### Raw records

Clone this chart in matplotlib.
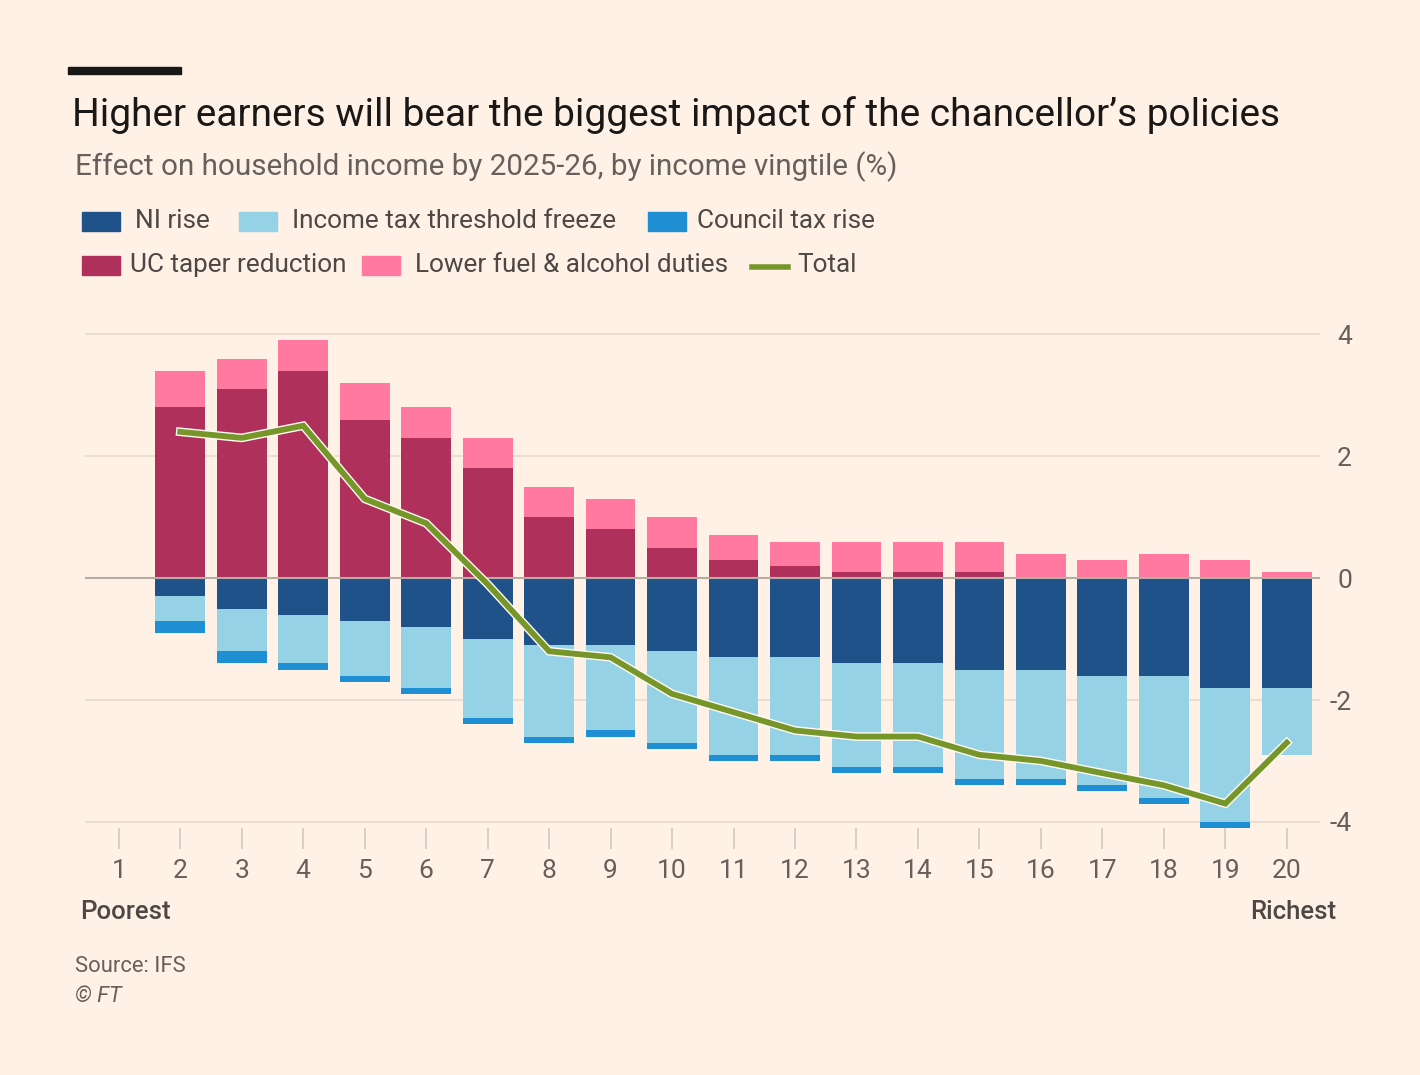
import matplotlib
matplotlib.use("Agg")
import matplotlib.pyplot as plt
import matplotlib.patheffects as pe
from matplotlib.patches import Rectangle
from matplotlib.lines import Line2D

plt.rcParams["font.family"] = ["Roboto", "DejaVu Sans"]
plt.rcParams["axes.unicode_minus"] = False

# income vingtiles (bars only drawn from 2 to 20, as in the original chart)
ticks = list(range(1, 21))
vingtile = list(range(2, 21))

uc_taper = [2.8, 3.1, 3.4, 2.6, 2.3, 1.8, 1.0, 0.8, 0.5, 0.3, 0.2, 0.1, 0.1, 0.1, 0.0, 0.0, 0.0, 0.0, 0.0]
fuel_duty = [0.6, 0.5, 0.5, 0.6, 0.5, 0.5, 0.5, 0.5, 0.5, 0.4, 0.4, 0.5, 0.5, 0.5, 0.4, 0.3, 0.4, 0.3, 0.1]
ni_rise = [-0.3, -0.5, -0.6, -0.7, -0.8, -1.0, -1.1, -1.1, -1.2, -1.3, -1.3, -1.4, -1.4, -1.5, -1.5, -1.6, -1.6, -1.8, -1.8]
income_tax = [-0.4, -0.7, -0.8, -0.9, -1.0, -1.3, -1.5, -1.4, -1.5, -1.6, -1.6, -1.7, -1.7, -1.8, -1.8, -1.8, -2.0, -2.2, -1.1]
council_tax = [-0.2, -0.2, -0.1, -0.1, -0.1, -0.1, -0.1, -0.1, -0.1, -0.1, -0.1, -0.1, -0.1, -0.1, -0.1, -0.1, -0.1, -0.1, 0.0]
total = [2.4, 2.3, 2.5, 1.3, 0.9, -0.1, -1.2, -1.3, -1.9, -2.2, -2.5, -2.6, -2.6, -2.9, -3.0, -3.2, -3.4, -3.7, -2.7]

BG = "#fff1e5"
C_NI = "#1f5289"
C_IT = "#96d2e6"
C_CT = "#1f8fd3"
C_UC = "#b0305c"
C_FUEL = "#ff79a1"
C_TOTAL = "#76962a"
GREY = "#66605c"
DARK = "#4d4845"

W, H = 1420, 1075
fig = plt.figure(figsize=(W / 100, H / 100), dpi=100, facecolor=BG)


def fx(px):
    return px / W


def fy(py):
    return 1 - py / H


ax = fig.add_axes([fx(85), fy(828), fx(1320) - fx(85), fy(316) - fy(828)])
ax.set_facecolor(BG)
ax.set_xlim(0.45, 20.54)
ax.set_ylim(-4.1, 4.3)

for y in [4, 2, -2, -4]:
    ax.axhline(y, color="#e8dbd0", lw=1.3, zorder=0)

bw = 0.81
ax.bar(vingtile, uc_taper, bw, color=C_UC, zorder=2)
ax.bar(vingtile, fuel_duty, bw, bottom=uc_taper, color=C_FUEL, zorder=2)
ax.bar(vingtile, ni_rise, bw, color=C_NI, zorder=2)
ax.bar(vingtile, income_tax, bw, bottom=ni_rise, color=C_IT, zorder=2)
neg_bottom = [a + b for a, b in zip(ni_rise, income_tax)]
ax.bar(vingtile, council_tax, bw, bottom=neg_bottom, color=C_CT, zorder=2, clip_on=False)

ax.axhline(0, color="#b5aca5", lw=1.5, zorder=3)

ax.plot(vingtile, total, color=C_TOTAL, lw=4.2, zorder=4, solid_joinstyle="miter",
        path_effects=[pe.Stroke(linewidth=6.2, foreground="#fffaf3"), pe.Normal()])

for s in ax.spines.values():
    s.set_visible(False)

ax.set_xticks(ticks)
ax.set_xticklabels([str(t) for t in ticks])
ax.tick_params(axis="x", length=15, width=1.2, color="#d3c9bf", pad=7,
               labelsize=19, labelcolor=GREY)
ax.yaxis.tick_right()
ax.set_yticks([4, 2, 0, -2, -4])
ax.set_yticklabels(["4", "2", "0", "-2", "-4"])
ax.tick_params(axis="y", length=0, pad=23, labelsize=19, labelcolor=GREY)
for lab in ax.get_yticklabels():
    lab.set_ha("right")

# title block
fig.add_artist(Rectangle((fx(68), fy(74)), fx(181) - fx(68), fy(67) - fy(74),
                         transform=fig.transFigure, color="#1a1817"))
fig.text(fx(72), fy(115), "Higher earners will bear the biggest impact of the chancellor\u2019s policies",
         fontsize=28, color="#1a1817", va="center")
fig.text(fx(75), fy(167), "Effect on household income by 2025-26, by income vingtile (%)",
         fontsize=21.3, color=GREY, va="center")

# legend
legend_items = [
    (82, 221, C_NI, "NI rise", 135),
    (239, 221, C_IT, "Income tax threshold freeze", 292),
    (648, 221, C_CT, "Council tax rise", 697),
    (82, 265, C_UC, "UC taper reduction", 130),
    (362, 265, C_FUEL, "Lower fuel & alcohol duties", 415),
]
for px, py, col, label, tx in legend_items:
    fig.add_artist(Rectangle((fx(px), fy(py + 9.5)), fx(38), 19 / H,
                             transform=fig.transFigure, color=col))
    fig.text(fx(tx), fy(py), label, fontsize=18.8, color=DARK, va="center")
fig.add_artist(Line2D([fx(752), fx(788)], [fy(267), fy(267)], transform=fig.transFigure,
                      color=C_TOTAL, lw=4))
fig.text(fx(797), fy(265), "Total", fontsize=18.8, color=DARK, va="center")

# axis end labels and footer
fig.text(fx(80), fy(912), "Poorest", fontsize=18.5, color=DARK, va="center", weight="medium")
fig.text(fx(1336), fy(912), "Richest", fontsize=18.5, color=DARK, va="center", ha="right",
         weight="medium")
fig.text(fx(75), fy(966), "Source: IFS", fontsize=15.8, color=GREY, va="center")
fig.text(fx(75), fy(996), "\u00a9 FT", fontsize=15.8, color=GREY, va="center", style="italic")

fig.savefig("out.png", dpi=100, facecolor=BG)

---

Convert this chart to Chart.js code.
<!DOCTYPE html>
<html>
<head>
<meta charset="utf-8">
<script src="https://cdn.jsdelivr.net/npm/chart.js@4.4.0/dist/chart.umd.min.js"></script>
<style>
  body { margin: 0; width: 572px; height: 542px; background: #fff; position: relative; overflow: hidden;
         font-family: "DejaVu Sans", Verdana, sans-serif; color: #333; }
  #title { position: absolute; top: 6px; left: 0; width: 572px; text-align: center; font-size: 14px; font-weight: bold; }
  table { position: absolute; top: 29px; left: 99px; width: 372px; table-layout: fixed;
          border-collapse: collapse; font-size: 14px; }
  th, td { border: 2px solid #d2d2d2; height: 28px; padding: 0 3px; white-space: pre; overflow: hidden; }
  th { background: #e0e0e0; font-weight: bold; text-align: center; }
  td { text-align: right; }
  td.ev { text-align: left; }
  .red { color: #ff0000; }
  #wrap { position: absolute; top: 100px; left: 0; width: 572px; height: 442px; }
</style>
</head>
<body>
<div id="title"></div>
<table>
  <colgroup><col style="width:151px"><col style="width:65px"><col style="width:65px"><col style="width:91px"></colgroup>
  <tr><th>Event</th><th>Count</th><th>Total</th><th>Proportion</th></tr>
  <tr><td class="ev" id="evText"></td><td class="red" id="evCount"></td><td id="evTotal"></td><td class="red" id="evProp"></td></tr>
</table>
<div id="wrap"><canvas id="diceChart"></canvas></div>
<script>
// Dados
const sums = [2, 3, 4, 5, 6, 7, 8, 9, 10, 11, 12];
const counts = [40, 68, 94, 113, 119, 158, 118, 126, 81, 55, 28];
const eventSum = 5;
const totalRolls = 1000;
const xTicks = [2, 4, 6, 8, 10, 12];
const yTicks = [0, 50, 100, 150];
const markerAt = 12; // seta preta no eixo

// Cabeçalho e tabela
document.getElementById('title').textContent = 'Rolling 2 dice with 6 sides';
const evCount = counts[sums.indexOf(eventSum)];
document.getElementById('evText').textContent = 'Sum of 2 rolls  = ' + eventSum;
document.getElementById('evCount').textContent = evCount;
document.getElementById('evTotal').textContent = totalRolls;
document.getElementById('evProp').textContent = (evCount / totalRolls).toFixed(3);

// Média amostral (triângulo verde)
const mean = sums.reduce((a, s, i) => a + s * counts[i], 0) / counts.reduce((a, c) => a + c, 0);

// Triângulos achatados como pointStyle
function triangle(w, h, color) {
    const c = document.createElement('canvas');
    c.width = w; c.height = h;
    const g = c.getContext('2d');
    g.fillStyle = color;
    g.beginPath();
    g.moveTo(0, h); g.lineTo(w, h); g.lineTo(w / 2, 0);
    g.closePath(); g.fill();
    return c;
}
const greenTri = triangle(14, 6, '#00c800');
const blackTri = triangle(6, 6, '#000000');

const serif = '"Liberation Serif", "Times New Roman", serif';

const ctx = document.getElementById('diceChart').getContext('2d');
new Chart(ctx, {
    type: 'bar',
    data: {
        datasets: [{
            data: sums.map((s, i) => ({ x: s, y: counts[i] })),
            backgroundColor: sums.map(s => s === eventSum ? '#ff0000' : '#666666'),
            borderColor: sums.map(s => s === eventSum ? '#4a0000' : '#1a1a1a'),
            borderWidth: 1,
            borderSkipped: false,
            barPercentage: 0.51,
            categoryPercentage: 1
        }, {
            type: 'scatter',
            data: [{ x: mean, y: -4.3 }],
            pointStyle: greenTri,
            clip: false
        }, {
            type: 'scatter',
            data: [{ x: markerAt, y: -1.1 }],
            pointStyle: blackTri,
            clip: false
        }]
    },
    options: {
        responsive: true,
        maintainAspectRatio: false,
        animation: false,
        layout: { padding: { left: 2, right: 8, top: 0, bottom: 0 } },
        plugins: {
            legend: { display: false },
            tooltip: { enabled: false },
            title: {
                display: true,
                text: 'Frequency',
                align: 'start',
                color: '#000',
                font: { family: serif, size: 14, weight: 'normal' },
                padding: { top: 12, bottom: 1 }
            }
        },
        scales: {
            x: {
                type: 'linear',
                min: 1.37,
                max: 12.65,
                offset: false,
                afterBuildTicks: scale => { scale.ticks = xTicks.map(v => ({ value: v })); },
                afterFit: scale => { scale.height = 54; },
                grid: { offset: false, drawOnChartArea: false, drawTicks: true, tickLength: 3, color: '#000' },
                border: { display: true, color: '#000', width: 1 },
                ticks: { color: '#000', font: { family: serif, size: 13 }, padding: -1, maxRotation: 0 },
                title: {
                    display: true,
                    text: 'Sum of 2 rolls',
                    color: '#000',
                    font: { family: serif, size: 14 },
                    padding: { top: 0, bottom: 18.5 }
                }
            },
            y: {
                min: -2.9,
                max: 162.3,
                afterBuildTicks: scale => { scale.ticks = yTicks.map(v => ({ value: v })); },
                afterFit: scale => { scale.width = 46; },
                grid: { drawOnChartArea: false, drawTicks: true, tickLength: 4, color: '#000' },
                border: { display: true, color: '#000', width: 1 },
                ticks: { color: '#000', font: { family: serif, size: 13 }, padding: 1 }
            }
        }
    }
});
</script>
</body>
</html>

### Instruction
Word for word, repeat the lines above from the one with "Clone this chart in matplotlib." through the one with "from matplotlib.lines import Line2D", and nothing beyond them. Omit the pictures.

### Finished exercise
Clone this chart in matplotlib.
import matplotlib
matplotlib.use("Agg")
import matplotlib.pyplot as plt
import matplotlib.patheffects as pe
from matplotlib.patches import Rectangle
from matplotlib.lines import Line2D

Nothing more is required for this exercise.